The really strange thing though was the lack of signposts. The Grand Union has probably too many, but at least you have some indication of how far you're getting and how fast you're going. The Oxford Canal has the occasional circular plastic thing telling you you're on 'A Coventry Way' but no indication what, if anything, that means, or how long this way is.

What with that and the mud - and there were incredible amounts of mud, mud to the point my calves ached from keeping me upright - I started to wonder whether I was going fast enough, not for my train home, which was at 7ish, but to not run out of light. Walking in dusk is fine on gravel, less so on mud with holes where the bank had dropped.

So I skipped lunch, thinking I'd wait for Hawkesbury Junction where I knew there was a pub and I'd only have 5 miles to go, and then I got to Hawkesbury at 3ish and thought 'might as well press on, there's only 5 miles to go', so by the time I got into Coventry I was tired and hungry and muddy and my hair looked frankly mad but I was also quite smug and really enjoyed my coffee and cake before I headed for the station. Which I then couldn't find. There was a signpost, but the path it indicated was blocked and a sign was telling me to go via somewhere else, but gave no indication of where the somewhere else actually was.

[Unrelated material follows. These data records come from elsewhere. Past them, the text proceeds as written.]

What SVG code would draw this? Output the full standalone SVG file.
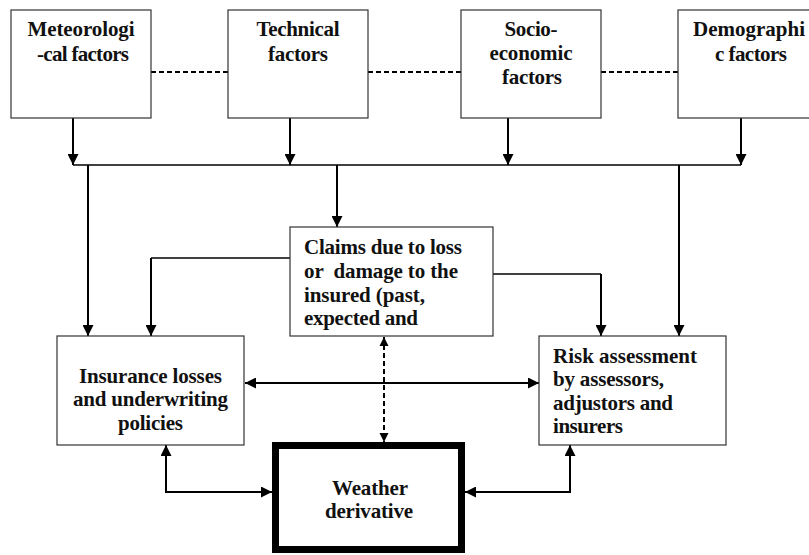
<svg xmlns="http://www.w3.org/2000/svg" width="809" height="555" viewBox="0 0 809 555">
<defs>
<marker id="ah" viewBox="0 0 10 10" markerUnits="userSpaceOnUse" markerWidth="11" markerHeight="11" refX="10" refY="5" orient="auto-start-reverse">
<path d="M0,0 L10,5 L0,10 z" fill="#000"/>
</marker>
<marker id="ahs" viewBox="0 0 10 10" markerUnits="userSpaceOnUse" markerWidth="9" markerHeight="10" refX="10" refY="5" orient="auto-start-reverse">
<path d="M0,0 L10,5 L0,10 z" fill="#000"/>
</marker>
<style>
.box{fill:#fff;stroke:#333;stroke-width:1.2}
.thick{fill:#fff;stroke:#000;stroke-width:7}
text{font-family:"Liberation Serif","Times New Roman",serif;font-weight:bold;font-size:21px;fill:#111}
.c{text-anchor:middle}
.ln{fill:none;stroke:#000;stroke-width:2}
.thin{fill:none;stroke:#000;stroke-width:1.3}
.dash{fill:none;stroke:#000;stroke-width:2;stroke-dasharray:5 3}
</style>
</defs>
<rect width="809" height="555" fill="#fff"/>
<g id="connectors">
<path class="dash" d="M151,72 H228 M368,72 H461 M601,72 H678"/>
<path class="ln" d="M73,118 V165" marker-end="url(#ah)"/>
<path class="ln" d="M290,118 V165" marker-end="url(#ah)"/>
<path class="ln" d="M508,118 V165" marker-end="url(#ah)"/>
<path class="ln" d="M741,118 V165" marker-end="url(#ah)"/>
<path class="thin" d="M73,165 H741"/>
<path class="ln" d="M88,165 V336" marker-end="url(#ah)"/>
<path class="ln" d="M337,165 V227" marker-end="url(#ah)"/>
<path class="ln" d="M679,165 V336" marker-end="url(#ah)"/>
<path class="thin" d="M290,258 H151"/>
<path class="ln" d="M151,258 V336" marker-end="url(#ah)"/>
<path class="thin" d="M493,274 H601"/>
<path class="ln" d="M601,274 V336" marker-end="url(#ah)"/>
<path class="ln" d="M245,383 H539" marker-start="url(#ah)" marker-end="url(#ah)"/>
<path class="dash" d="M384,337 V442" marker-start="url(#ahs)" marker-end="url(#ahs)"/>
<path class="ln" d="M166,445 V492 H272" marker-start="url(#ah)" marker-end="url(#ah)"/>
<path class="ln" d="M465,492 H570 V445" marker-start="url(#ah)" marker-end="url(#ah)"/>
</g>
<g id="meteorological">
<rect class="box" x="11" y="10" width="140" height="108"/>
<text class="c" x="81" y="36" textLength="107">Meteorologi</text>
<text class="c" x="83" y="61" textLength="92">-cal factors</text>
</g>
<g id="technical">
<rect class="box" x="228" y="10" width="140" height="108"/>
<text class="c" x="298" y="36" textLength="83">Technical</text>
<text class="c" x="298" y="61" textLength="60">factors</text>
</g>
<g id="socioeconomic">
<rect class="box" x="461" y="10" width="140" height="108"/>
<text class="c" x="531" y="36" textLength="53">Socio-</text>
<text class="c" x="531" y="60" textLength="83">economic</text>
<text class="c" x="532" y="84" textLength="60">factors</text>
</g>
<g id="demographic">
<rect class="box" x="678" y="10" width="144" height="108"/>
<text class="c" x="749" y="36" textLength="112">Demographi</text>
<text class="c" x="751" y="61" textLength="72">c factors</text>
</g>
<g id="claims">
<rect class="box" x="290" y="227" width="203" height="109"/>
<text x="304" y="254" textLength="158">Claims due to loss</text>
<text x="304" y="278" textLength="154" xml:space="preserve">or  damage to the</text>
<text x="304" y="302" textLength="121">insured (past,</text>
<text x="304" y="325" textLength="114">expected and</text>
</g>
<g id="insurance">
<rect class="box" x="57" y="336" width="187" height="109"/>
<text class="c" x="150.5" y="383" textLength="143">Insurance losses</text>
<text class="c" x="150.5" y="406" textLength="155">and underwriting</text>
<text class="c" x="150.5" y="430" textLength="65">policies</text>
</g>
<g id="risk">
<rect class="box" x="539" y="336" width="187" height="109"/>
<text x="553" y="363" textLength="144">Risk assessment</text>
<text x="553" y="386" textLength="111">by assessors,</text>
<text x="553" y="410" textLength="120">adjustors and</text>
<text x="553" y="433" textLength="70">insurers</text>
</g>
<g id="weather">
<rect class="thick" x="275.5" y="445.5" width="186" height="104"/>
<text class="c" x="370" y="495" textLength="76">Weather</text>
<text class="c" x="369" y="518" textLength="88">derivative</text>
</g>
</svg>
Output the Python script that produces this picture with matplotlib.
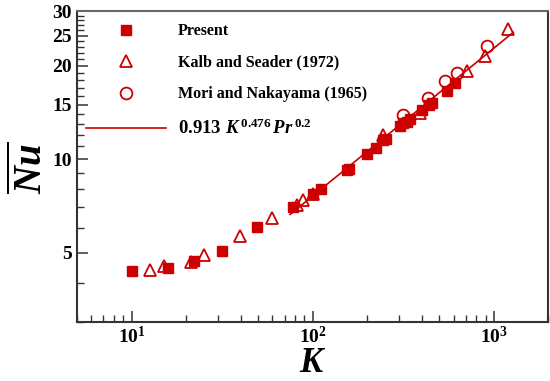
import numpy as np
import matplotlib
matplotlib.use("Agg")
import matplotlib.pyplot as plt
from matplotlib.ticker import FixedLocator, NullFormatter, LogLocator, LogFormatterSciNotation, FixedFormatter

plt.rcParams['font.family'] = ['Liberation Serif', 'DejaVu Serif']
plt.rcParams['font.weight'] = 'bold'
plt.rcParams['mathtext.fontset'] = 'custom'
plt.rcParams['mathtext.rm'] = 'Liberation Serif:bold'
plt.rcParams['mathtext.bf'] = 'Liberation Serif:bold'
plt.rcParams['mathtext.it'] = 'Liberation Serif:italic:bold'

# ---- data ----
present_K = [10, 15.9, 22.1, 31.5, 49.5, 78, 100, 111, 155, 158, 199, 223, 245, 254,
             304, 317, 330, 345, 400, 440, 454, 550, 611]
present_Nu = [4.38, 4.45, 4.69, 5.08, 6.03, 7.0, 7.70, 7.99, 9.23, 9.3, 10.4, 10.9, 11.5, 11.6,
              12.8, 13.1, 13.2, 13.5, 14.4, 14.9, 15.2, 16.6, 17.6]

kalb_K = [12.6, 15.1, 21.3, 25.0, 39.8, 59.8, 81.6, 88.7, 100, 245, 392, 710, 889, 1200]
kalb_Nu = [4.40, 4.52, 4.66, 4.93, 5.64, 6.49, 7.12, 7.38, 7.75, 12.0, 14.1, 19.2, 21.5, 26.2]

mori_K = [317, 435, 540, 625, 914]
mori_Nu = [13.9, 15.7, 17.8, 18.9, 23.1]

# correlation 0.913 K^0.476 Pr^0.2
corr_coef = 0.913
corr_exp = 0.476
Pr = 0.7
corr_K_range = [75, 1280]

x_ticks = [10, 100, 1000]
y_ticks = [5, 10, 15, 20, 25, 30]
y_tick_labels = ['5', '10', '15', '20', '25', '30']
y_minor = [3, 4, 6, 7, 8, 9, 11, 12, 13, 14, 16, 17, 18, 19, 21, 22, 23, 24, 26, 27, 28, 29]

red = '#cc0000'

fig = plt.figure(figsize=(5.5, 3.81), dpi=100)
ax = fig.add_axes([0.140, 0.156, 0.857, 0.815])

Kline = np.array(corr_K_range, dtype=float)
Nline = corr_coef * Kline**corr_exp * Pr**0.2

ax.plot(present_K, present_Nu, linestyle='none', marker='s', ms=7.2, color=red,
        mec=red, label='Present', zorder=3)
ax.plot(kalb_K, kalb_Nu, linestyle='none', marker='^', ms=9, mfc='none', mec=red,
        mew=1.3, label='Kalb and Seader (1972)', zorder=4)
ax.plot(mori_K, mori_Nu, linestyle='none', marker='o', ms=8.5, mfc='none', mec=red,
        mew=1.3, label='Mori and Nakayama (1965)', zorder=4)
ax.plot(Kline, Nline, color=red, lw=1.2,
        label=r'$\mathbf{0.913}\ \mathit{K}^{\,\mathbf{0.476}}\,\mathit{Pr}^{\,\mathbf{0.2}}$', zorder=2)

ax.set_xscale('log')
ax.set_yscale('log')
ax.set_xlim(5, 2000)
ax.set_ylim(3, 30)

ax.xaxis.set_major_locator(FixedLocator(x_ticks))
ax.xaxis.set_major_formatter(LogFormatterSciNotation())
ax.xaxis.set_minor_locator(LogLocator(base=10, subs=np.arange(2, 10)))
ax.xaxis.set_minor_formatter(NullFormatter())

ax.yaxis.set_major_locator(FixedLocator(y_ticks))
ax.yaxis.set_major_formatter(FixedFormatter(y_tick_labels))
ax.yaxis.set_minor_locator(FixedLocator(y_minor))
ax.yaxis.set_minor_formatter(NullFormatter())

ax.tick_params(which='major', direction='in', length=8, width=1.1, labelsize=14,
               top=False, right=False, pad=4, color='#333333')
ax.tick_params(axis='x', which='major', pad=3)
ax.tick_params(which='minor', direction='in', length=5, width=1.0, top=False, right=False,
               color='#333333')

for s in ax.spines.values():
    s.set_linewidth(1.5)
    s.set_color('#333333')
ax.spines['top'].set_color('#666666')

# axis titles placed explicitly
fig.text(312.5 / 550, 1 - 380 / 381, r'$\mathit{K}$', fontsize=25,
         ha='center', va='bottom')
fig.text(32 / 550, 1 - 168 / 381, r'$\overline{\mathit{Nu}}$', fontsize=28,
         ha='center', va='center', rotation=90)

leg = ax.legend(loc='upper left', bbox_to_anchor=(-0.005, 0.997), frameon=False,
                fontsize=11.5, handlelength=5.0, handletextpad=0.75, labelspacing=0.98,
                borderaxespad=0.3, numpoints=1)
leg.get_texts()[3].set_fontsize(13.5)

fig.savefig('out.png', dpi=100)
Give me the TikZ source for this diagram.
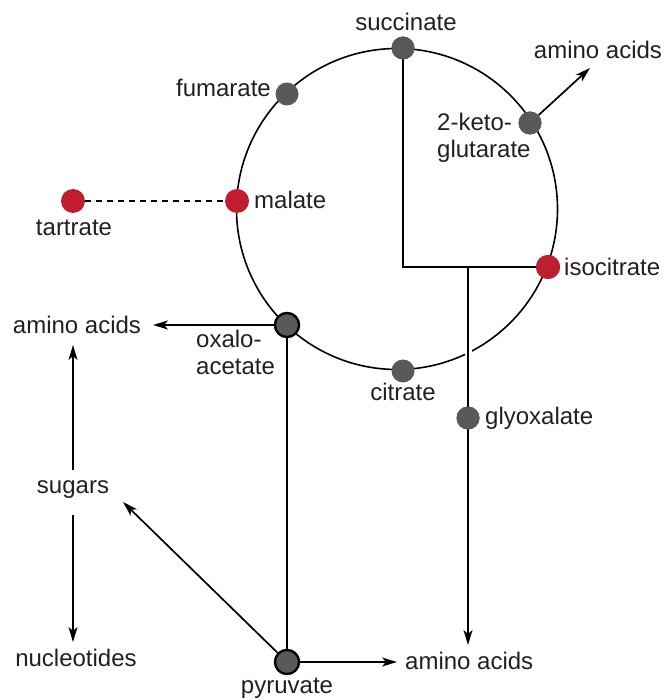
\documentclass[tikz,border=0pt]{standalone}
\usepackage{fontspec}
\setmainfont{Liberation Sans}
\usetikzlibrary{arrows.meta}
\definecolor{dotgray}{HTML}{58595B}
\definecolor{dotred}{HTML}{BE1E2D}
\definecolor{txt}{HTML}{231F20}
\begin{document}
\begin{tikzpicture}[x=1pt,y=-1pt,
  every node/.style={font=\fontsize{24}{27}\selectfont, text=txt},
  gdot/.style={circle, fill=dotgray, minimum size=23pt, inner sep=0pt},
  rdot/.style={circle, fill=dotred, minimum size=24pt, inner sep=0pt},
  bdot/.style={circle, fill=dotgray, draw=black, line width=2.2pt, minimum size=24pt, inner sep=0pt},
  lbl/.style={inner sep=0pt},
  conn/.style={line width=1.7pt, draw=black},
  arr/.style={conn, -{Stealth[length=15pt,width=9pt,inset=4pt]}}]
\useasboundingbox (0,0) rectangle (666,700);
% cycle
\draw[conn, line width=1.6pt] (397,209) circle[radius=160.5];
% dots
\node[gdot] (succ) at (403,48) {};
\node[gdot] (fum) at (287,94) {};
\node[gdot] (kg) at (530,123) {};
\node[rdot] (mal) at (237,201) {};
\node[rdot] (tart) at (73,201) {};
\node[rdot] (iso) at (548,267) {};
\node[bdot] (oxa) at (287,325) {};
\node[gdot] (cit) at (403,371) {};
\node[gdot] (gly) at (468,418) {};
\node[bdot] (pyr) at (287,662) {};
% labels
\node[lbl] (succL) at (406,22) {succinate};
\node[lbl, anchor=east] (fumL) at (271,88) {fumarate};
\node[lbl, anchor=west, align=left] (kgL) at (437,138) {2-keto-\\glutarate};
\node[lbl, anchor=west] (malL) at (254,200) {malate};
\node[lbl] (tartL) at (74,228) {tartrate};
\node[lbl, anchor=west] (isoL) at (564,267) {isocitrate};
\node[lbl] (aaTR) at (598,50) {amino acids};
\node[lbl, anchor=west, align=left] (oxaL) at (196,352) {oxalo-\\acetate};
\node[lbl] (citL) at (403,392) {citrate};
\node[lbl, anchor=west] (glyL) at (485,418) {glyoxalate};
\node[lbl] (aaL) at (77,325) {amino acids};
\node[lbl] (sug) at (73,490) {sugars};
\node[lbl] (nuc) at (76,658) {nucleotides};
\node[lbl, anchor=west] (aaB) at (405,661) {amino acids};
\node[lbl] (pyrL) at (287,688) {pyruvate};
% coordinates
\coordinate (corner) at (403,267);
\coordinate (br) at (468,267);
\coordinate (glytip) at (468,645);
\coordinate (aaTRtip) at (590,68);
\coordinate (aaLtip) at (153,325);
\coordinate (aaBtip) at (397,662);
\coordinate (sugtip) at (123,502);
\coordinate (gapA) at (468,320);
\coordinate (gapB) at (468,390);
% connectors
\draw[white, line width=7pt] (gapA) -- (gapB);
\draw[conn, line width=1.3pt, dash pattern=on 6pt off 5pt] (tart) -- (mal);
\draw[conn] (succ.center) -- (corner) -- (iso.center);
\draw[arr] (br) -- (glytip);
\draw[arr] (kg) -- (aaTRtip);
\draw[arr] (oxa) -- (aaLtip);
\draw[conn] (oxa) -- (pyr);
\draw[arr] (pyr) -- (aaBtip);
\draw[arr] (pyr) -- (sugtip);
\draw[arr] ([yshift=20pt]sug.center) -- ([xshift=-4pt,yshift=-20pt]aaL.center);
\draw[arr] ([yshift=-25pt]sug.center) -- ([xshift=-3pt,yshift=16pt]nuc.center);
% redraw dots on top
\node[gdot] at (succ) {};
\node[rdot] at (iso) {};
\node[gdot] at (gly) {};
\node[bdot] at (oxa) {};
\node[bdot] at (pyr) {};
\node[gdot] at (kg) {};
\end{tikzpicture}
\end{document}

I still had over an hour in hand so I followed the path I was on, hit a roundabout and an underpass, (no signposts) then another retail area with a vast car park and a TK Maxx and an enormous Boots and a Next outlet and all those things, but more importantly also the railway down one side of it. Then it was just a matter of tracing the tracks back.

I found that in fact I hadn't actually gone very wrong - it just felt that way because of all the concrete barriers stopping me from seeing where I was and the lack of proper road crossings forcing me to pop up and down through underpasses like a gopher.  Anyway I got there with an hour to go and found that trains to London were being disrupted, but there was one on the platform. It seemed worth approaching the conductor or train manager and asking if I should wait and risk my train being cancelled or..

He told me to jump on as long as I had a ticket - any ticket - and I found a nice cushioned seat with a drop down table and collapsed, comfortably and completely knackered. Planning is overrated.